We’ve seen this rise to prominence again lately, be it Arsenal’s controlled two-leg win over Sporting, the draw away to Leverkusen, against Chelsea in the Carabao, Saturday’s result or even the return leg with Brighton, where Arsenal defended a 1-0 lead for 81 minutes but Hurzeler’s men didn’t even get a shot off after the 69th minute.
It’s so, so easy to understand why it’s more fun to win by two goals or three (hell, four) rather than one. One is what an American football pundit might call a “one-possession game.” But digesting all of this information led me to post the below this past weekend:
As I said, like everyone else I will never prefer a one-goal win, particularly in the moment. But another thing worth thinking about - particularly as we enter an age of Premier League talent compression and the potential further reduction of overall goal production, especially from open play - is what under siege really looks like, versus closing out a mostly uneventful one-goal win.
(Note: I have thoughts about how this is impacting attackers’ output and whether players are actually “off” versus just facing more obstacles, but that’s for another day.)
Of course, all it takes is a moment, one mistake. But those come more frequently when you’re not snuffing out the majority of chances before they really get started.

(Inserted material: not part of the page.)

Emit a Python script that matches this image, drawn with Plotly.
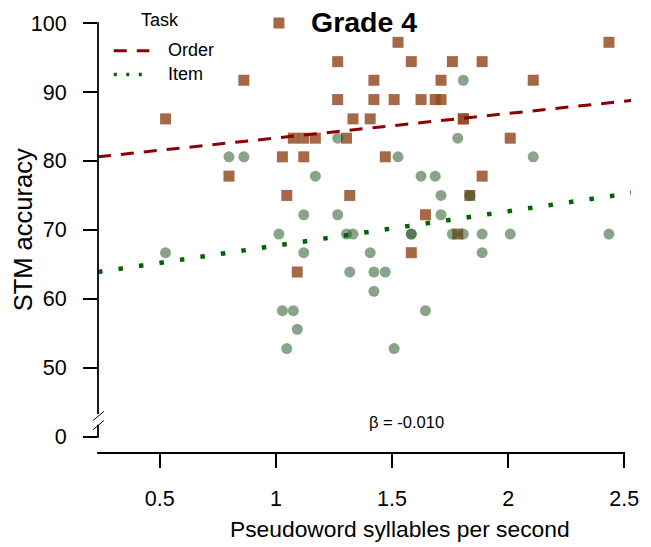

What the heck is gonna happen?
Man, I wish I knew. But Saturday, whether you hated the performance or not, was a huge three points. 20% of what was available from there out. Newcastle are 14th but they’re good, and just got Bruno G back.
By the time the match with Fulham ends next Saturday, Arsenal will have played two matches more than City, just three to go. Potential is there to be six ahead when City-Everton kicks off on the 4th of May, but then City also play Brentford before Arsenal kick another PL ball. So you could go from tied, to six ahead, to tied again, in pretty short order.
It’s going to be a wild ride, with odds fluctuating too much for comfort, and too many scenarios and permutations to count. The biggest thing at this point is to just win…no style points up for grabs here.